Problem
Pull out exactly the lines from the line containing "Emit a Python" to the line containing "color='black', labelsize=13, pad=4)", both lines included, with pictures removed from the copy.

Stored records
- - - - -
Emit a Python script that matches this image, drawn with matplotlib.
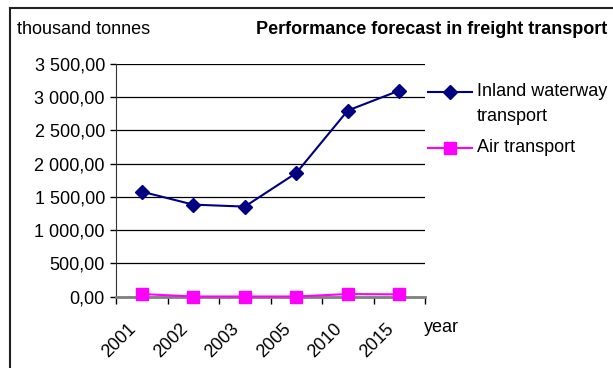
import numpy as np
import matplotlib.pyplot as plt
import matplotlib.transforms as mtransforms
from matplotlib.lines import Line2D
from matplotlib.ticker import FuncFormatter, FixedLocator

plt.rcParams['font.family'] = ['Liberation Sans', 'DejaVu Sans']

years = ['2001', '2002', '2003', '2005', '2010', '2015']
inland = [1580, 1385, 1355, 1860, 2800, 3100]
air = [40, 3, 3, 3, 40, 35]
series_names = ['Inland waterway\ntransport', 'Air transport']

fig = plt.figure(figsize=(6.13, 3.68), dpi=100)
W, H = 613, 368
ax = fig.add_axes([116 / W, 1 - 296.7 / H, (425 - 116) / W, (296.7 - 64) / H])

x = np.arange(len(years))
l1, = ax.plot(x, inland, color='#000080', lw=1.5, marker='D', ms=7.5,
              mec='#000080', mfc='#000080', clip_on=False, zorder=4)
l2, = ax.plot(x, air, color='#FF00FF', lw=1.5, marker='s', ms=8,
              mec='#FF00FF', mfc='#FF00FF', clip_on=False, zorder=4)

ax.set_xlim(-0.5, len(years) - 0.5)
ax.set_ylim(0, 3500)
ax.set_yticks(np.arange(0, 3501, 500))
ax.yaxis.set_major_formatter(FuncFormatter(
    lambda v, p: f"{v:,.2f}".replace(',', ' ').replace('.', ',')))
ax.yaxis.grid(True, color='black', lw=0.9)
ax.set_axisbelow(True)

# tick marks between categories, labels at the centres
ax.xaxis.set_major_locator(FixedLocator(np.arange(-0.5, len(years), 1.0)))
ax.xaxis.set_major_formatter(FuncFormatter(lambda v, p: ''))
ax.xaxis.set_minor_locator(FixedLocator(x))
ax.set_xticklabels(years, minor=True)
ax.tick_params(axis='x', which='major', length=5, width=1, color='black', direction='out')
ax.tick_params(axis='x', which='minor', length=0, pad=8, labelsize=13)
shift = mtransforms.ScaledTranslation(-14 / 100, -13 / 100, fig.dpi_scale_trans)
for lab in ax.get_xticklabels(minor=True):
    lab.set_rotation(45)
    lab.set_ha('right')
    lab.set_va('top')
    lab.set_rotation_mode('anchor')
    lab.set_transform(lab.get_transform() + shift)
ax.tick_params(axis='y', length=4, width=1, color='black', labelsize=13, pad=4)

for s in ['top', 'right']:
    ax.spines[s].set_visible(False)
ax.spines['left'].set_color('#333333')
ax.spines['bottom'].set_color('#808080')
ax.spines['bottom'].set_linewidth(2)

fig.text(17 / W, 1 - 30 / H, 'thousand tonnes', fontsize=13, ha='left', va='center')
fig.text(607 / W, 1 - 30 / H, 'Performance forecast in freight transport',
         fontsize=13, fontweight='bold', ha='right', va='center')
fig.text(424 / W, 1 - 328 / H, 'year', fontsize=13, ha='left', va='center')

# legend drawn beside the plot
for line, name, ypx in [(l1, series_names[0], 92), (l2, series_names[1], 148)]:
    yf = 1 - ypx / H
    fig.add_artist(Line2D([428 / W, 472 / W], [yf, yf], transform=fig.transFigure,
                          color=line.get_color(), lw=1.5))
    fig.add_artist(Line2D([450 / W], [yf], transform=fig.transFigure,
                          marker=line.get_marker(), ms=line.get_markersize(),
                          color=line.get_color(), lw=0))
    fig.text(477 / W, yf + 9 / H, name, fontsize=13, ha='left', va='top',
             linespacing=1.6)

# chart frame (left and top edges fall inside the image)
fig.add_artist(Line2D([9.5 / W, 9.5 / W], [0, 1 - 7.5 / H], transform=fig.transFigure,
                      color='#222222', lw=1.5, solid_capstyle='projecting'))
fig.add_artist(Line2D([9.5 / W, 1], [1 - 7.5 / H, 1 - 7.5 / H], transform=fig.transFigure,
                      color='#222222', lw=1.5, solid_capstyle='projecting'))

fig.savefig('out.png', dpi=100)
- - - - -
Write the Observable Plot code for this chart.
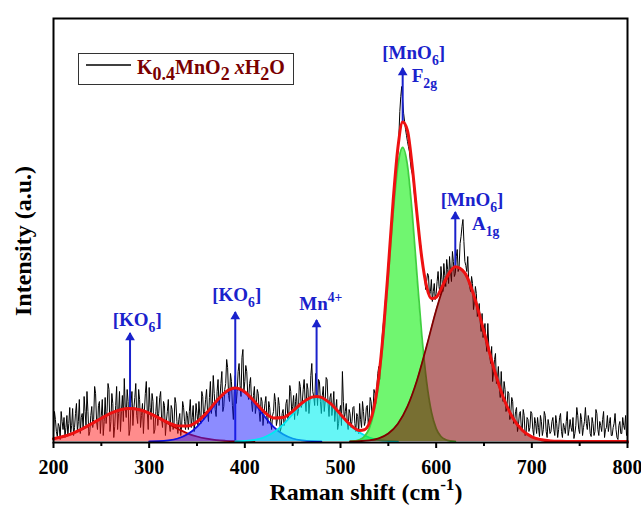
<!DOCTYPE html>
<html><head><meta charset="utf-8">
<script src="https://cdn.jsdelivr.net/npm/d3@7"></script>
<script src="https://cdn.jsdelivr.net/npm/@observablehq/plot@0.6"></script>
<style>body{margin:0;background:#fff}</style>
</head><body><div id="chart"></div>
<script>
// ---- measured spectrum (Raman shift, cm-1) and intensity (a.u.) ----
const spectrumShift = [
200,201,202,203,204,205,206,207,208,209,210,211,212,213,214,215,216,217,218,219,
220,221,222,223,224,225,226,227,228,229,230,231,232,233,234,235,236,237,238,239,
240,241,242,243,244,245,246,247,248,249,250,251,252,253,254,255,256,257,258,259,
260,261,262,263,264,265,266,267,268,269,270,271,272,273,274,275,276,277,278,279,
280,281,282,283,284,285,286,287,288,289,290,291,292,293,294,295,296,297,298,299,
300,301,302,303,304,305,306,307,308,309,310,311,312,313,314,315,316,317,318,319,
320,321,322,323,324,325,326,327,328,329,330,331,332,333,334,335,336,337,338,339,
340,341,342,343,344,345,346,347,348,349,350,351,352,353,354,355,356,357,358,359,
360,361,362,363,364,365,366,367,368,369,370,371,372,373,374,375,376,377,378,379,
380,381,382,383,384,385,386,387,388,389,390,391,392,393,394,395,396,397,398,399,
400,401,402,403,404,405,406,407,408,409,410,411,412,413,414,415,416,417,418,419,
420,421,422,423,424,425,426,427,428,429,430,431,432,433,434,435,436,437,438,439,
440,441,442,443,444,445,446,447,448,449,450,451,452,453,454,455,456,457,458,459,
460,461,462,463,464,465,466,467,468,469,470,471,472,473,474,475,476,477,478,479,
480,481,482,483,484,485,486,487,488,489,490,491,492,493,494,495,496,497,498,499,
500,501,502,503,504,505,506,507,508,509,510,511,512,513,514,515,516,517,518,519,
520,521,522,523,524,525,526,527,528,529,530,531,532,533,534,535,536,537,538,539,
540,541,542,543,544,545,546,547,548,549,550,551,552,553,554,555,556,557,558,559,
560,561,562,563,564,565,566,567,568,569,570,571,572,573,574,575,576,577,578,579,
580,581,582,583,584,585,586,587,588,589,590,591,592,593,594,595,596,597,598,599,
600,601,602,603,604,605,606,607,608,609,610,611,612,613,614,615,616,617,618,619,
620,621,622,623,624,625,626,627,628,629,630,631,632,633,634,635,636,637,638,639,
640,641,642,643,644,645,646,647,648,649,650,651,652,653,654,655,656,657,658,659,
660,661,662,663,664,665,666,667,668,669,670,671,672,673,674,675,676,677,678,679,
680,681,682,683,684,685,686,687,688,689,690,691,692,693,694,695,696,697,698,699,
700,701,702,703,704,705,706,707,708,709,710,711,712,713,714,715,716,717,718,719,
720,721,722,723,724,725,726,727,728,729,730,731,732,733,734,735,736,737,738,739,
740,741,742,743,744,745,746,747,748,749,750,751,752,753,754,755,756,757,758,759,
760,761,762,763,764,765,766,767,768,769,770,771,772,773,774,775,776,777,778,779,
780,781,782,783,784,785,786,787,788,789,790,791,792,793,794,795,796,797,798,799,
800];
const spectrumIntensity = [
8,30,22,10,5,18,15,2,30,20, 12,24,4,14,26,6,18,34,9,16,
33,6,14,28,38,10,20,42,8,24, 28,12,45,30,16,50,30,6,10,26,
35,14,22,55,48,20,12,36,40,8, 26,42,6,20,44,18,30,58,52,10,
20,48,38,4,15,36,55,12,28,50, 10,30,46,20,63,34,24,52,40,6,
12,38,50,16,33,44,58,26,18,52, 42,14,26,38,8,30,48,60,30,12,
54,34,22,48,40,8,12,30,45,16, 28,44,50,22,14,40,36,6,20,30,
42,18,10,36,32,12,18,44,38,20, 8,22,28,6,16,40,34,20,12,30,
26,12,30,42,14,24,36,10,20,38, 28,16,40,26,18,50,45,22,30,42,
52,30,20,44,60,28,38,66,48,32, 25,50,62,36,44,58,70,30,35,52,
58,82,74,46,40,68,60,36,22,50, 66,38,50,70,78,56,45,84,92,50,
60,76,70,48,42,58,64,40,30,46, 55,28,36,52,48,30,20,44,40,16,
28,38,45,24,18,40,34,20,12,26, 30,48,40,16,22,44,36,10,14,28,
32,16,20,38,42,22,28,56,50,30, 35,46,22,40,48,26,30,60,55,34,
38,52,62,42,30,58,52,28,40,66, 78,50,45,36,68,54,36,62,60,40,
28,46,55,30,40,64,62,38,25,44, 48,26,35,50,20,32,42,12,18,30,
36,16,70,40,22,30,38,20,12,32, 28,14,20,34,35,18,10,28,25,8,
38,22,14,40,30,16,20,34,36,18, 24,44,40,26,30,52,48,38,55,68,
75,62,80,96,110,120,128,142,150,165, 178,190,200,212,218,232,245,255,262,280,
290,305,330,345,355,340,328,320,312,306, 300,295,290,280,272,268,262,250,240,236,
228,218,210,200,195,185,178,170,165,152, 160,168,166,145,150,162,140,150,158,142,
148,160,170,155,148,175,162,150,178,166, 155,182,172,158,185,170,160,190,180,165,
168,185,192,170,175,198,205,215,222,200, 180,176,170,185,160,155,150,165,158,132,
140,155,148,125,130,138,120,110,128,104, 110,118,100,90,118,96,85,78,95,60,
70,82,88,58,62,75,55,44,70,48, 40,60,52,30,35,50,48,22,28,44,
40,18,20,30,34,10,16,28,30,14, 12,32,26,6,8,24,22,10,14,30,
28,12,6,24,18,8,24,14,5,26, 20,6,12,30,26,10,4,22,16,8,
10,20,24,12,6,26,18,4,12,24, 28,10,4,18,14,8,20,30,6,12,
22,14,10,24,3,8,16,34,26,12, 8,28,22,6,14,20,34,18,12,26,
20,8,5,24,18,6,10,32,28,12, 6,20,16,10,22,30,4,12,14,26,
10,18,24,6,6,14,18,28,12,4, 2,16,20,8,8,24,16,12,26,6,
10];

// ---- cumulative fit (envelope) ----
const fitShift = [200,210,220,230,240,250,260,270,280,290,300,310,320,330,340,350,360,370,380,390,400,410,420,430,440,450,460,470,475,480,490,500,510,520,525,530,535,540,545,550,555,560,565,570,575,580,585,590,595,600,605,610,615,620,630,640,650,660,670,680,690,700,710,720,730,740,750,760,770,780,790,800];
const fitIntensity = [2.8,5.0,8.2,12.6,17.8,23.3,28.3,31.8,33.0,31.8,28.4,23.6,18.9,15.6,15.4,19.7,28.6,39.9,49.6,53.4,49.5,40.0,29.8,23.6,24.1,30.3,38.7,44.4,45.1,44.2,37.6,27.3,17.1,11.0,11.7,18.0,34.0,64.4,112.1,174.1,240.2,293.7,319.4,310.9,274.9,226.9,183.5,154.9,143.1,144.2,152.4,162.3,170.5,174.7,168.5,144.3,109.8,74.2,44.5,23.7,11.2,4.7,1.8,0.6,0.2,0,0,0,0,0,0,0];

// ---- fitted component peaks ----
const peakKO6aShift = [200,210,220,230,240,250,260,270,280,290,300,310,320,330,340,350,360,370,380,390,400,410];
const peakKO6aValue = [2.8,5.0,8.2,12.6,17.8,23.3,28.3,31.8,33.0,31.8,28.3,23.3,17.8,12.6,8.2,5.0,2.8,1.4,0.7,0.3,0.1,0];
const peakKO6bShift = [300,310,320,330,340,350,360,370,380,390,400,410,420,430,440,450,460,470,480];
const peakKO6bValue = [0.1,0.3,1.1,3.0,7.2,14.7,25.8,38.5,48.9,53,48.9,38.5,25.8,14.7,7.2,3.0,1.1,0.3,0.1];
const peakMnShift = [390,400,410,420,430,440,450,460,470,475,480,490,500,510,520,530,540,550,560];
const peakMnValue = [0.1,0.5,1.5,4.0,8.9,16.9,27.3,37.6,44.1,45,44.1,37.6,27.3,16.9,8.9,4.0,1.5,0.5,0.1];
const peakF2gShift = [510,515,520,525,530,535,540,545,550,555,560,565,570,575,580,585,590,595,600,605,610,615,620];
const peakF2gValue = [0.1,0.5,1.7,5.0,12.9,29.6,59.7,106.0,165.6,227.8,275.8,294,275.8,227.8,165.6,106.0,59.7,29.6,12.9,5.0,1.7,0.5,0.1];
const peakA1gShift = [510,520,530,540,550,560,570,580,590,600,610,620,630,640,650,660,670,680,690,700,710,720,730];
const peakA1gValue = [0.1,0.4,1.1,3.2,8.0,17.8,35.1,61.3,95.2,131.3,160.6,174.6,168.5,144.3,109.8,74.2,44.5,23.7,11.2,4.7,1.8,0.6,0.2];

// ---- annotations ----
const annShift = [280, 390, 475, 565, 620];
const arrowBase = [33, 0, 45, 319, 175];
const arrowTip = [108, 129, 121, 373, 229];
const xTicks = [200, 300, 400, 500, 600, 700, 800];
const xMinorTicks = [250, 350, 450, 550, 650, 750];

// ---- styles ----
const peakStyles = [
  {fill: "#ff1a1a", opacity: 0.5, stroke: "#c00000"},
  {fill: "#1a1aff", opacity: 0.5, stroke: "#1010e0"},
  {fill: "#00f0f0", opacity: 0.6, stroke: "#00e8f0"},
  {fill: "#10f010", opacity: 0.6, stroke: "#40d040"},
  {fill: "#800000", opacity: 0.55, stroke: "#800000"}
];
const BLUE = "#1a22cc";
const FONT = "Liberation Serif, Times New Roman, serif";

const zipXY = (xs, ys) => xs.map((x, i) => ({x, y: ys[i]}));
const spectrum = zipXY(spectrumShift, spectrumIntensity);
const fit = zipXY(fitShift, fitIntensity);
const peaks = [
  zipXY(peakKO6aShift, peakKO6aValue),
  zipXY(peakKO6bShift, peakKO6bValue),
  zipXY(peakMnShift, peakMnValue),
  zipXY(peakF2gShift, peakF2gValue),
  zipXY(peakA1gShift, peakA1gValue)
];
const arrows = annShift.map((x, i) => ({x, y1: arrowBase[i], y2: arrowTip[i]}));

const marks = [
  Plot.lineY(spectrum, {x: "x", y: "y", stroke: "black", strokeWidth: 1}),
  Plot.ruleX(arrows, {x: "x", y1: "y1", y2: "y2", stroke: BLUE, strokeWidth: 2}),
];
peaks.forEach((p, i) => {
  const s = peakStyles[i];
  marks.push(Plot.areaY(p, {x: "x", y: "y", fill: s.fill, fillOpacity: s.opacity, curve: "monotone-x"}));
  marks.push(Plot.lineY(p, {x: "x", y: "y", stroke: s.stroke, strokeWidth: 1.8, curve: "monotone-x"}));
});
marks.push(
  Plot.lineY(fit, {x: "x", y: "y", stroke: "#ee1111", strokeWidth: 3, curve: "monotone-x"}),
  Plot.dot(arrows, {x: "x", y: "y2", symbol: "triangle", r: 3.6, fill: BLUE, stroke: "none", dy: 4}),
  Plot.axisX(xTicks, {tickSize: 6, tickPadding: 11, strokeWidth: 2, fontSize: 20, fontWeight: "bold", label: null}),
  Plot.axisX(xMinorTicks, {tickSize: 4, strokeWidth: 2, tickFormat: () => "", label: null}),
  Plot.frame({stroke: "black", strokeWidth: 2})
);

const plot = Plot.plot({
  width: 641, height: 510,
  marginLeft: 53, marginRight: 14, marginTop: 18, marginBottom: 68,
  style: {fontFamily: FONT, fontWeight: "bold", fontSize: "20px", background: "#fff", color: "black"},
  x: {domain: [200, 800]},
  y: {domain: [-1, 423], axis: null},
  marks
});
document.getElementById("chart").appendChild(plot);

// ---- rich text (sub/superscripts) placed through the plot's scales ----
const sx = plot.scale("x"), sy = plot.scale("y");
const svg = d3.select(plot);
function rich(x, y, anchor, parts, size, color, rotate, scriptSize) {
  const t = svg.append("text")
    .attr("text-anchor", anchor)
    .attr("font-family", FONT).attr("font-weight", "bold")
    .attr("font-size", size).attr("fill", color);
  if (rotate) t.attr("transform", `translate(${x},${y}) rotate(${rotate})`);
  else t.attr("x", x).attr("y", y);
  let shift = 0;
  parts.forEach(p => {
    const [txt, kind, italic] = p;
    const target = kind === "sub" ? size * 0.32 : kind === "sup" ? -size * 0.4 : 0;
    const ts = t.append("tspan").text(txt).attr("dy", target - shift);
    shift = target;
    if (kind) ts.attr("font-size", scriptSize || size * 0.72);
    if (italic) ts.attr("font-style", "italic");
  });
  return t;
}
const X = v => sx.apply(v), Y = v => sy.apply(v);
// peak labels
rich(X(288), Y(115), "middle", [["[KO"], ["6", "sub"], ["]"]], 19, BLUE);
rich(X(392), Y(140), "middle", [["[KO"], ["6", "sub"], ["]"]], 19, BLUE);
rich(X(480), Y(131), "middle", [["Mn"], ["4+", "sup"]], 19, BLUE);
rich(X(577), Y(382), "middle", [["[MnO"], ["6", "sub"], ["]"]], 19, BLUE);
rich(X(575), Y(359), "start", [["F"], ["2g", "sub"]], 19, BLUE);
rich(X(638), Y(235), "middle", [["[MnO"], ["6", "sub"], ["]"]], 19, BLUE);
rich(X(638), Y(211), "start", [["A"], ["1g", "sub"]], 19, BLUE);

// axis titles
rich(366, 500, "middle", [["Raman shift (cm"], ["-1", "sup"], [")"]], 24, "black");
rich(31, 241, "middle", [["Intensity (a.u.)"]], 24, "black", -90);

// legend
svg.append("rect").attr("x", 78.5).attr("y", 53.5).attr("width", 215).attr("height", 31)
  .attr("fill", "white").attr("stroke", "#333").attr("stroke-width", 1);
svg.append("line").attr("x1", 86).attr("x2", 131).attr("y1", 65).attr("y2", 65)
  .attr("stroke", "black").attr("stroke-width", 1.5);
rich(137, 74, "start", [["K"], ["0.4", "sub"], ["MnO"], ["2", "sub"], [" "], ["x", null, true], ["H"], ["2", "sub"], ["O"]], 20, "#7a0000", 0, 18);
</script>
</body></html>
- - - - -
Output of the exercise
Emit a Python script that matches this image, drawn with matplotlib.
import numpy as np
import matplotlib.pyplot as plt
import matplotlib.transforms as mtransforms
from matplotlib.lines import Line2D
from matplotlib.ticker import FuncFormatter, FixedLocator

plt.rcParams['font.family'] = ['Liberation Sans', 'DejaVu Sans']

years = ['2001', '2002', '2003', '2005', '2010', '2015']
inland = [1580, 1385, 1355, 1860, 2800, 3100]
air = [40, 3, 3, 3, 40, 35]
series_names = ['Inland waterway\ntransport', 'Air transport']

fig = plt.figure(figsize=(6.13, 3.68), dpi=100)
W, H = 613, 368
ax = fig.add_axes([116 / W, 1 - 296.7 / H, (425 - 116) / W, (296.7 - 64) / H])

x = np.arange(len(years))
l1, = ax.plot(x, inland, color='#000080', lw=1.5, marker='D', ms=7.5,
              mec='#000080', mfc='#000080', clip_on=False, zorder=4)
l2, = ax.plot(x, air, color='#FF00FF', lw=1.5, marker='s', ms=8,
              mec='#FF00FF', mfc='#FF00FF', clip_on=False, zorder=4)

ax.set_xlim(-0.5, len(years) - 0.5)
ax.set_ylim(0, 3500)
ax.set_yticks(np.arange(0, 3501, 500))
ax.yaxis.set_major_formatter(FuncFormatter(
    lambda v, p: f"{v:,.2f}".replace(',', ' ').replace('.', ',')))
ax.yaxis.grid(True, color='black', lw=0.9)
ax.set_axisbelow(True)

# tick marks between categories, labels at the centres
ax.xaxis.set_major_locator(FixedLocator(np.arange(-0.5, len(years), 1.0)))
ax.xaxis.set_major_formatter(FuncFormatter(lambda v, p: ''))
ax.xaxis.set_minor_locator(FixedLocator(x))
ax.set_xticklabels(years, minor=True)
ax.tick_params(axis='x', which='major', length=5, width=1, color='black', direction='out')
ax.tick_params(axis='x', which='minor', length=0, pad=8, labelsize=13)
shift = mtransforms.ScaledTranslation(-14 / 100, -13 / 100, fig.dpi_scale_trans)
for lab in ax.get_xticklabels(minor=True):
    lab.set_rotation(45)
    lab.set_ha('right')
    lab.set_va('top')
    lab.set_rotation_mode('anchor')
    lab.set_transform(lab.get_transform() + shift)
ax.tick_params(axis='y', length=4, width=1, color='black', labelsize=13, pad=4)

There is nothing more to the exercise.